When I made unembossed foundation, I only soaked the plywood moulding board thoroughly in water before pouring a thin layer of wax over it, and that worked fine. You don't need a lot of wax at all.

Kitta

PS: I suppose the answer it that I didn't 'dip' the board - I poured a thin layer of wax over the board.
 
a dipping tank i used to own was 500mm deep by 350mm wide by 100mm accross that means you need a shed load of wax to start with and a big hot water tank to use it in,

if you just want a cheap quick wax melter than buy at a car boot an electric frier chip pan they work well, you just need to knock the temp settings down
 
I don't understand why the dipping tank needs priming, LJ, so I don't understand the need for a lot of wax.
[...]
I suppose the answer it that I didn't 'dip' the board - I poured a thin layer of wax over the board.

Hi Kitta - that's right. I meant 'prime' as in 'fill for the first time' - for as Pete says, a tank built to produce full-sized sheets takes a helluva lot of wax.

When I made unembossed foundation, I only soaked the plywood moulding board thoroughly in water before pouring a thin layer of wax over it, and that worked fine. You don't need a lot of wax at all.

I tried doing that, but the results (for me) were very variable - and eventually I gave up trying.

I also tried dipping strips of fine insect netting into a shallow pan of molten wax - it sort of worked, but tended to melt and distort the plastic mesh.
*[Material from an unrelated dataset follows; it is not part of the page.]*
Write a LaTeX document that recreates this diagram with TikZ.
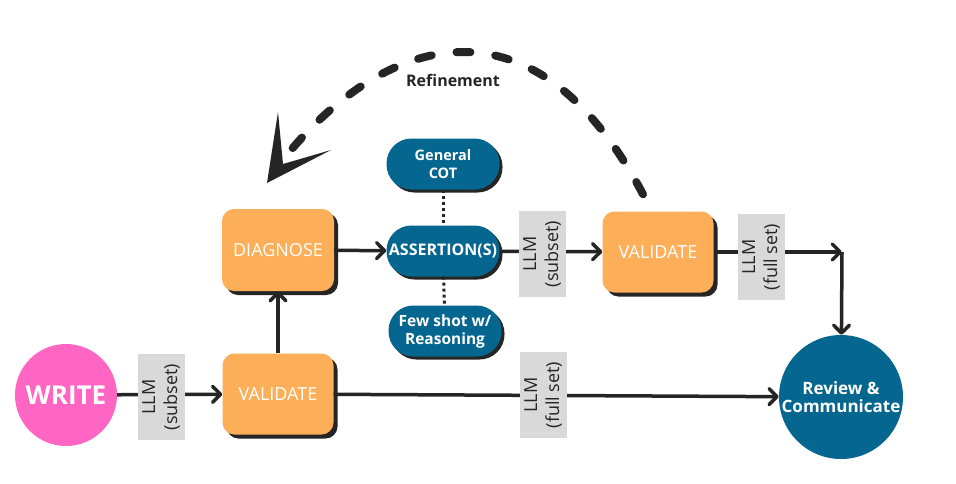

And then, after one abortive attempt at queen rearing when a queen somehow got through a Q/X, I found that they'd very happily drawn comb from a strip of vertical cells melted onto a bar rather than q/cells - so now that has become my preferred method of starting combs off. :)

LJ
 
... I found that they'd very happily drawn comb from a strip of vertical cells melted onto a bar rather than q/cells - so now that has become my preferred method of starting combs off. :)

LJ

Somebody on the SBA forum mentioned that as well (but for apideas). I may try it next year.
K
 
Thought I'd quickly revive this thread, as earlier today I came across a FatBeeMan video which shows one of his mates using a flat plate to make a sheet of plain (unembossed) foundation. The video has 2 links (dunno why):

Code:
http://www.youtube.com/watch?v=hNlgTy-YERg
http://www.youtube.com/watch?v=5lU3C4f2Xfc

The video's a bit shaky - but stay with it - here's a captured still of him inverting the plate after immersion, to cool the wax, before making a second dip :

2mmuyhx.png


The main advantage to using this technique, is that you don't need a whole bucketful of wax to get started - even a couple of ounces would probably be enough.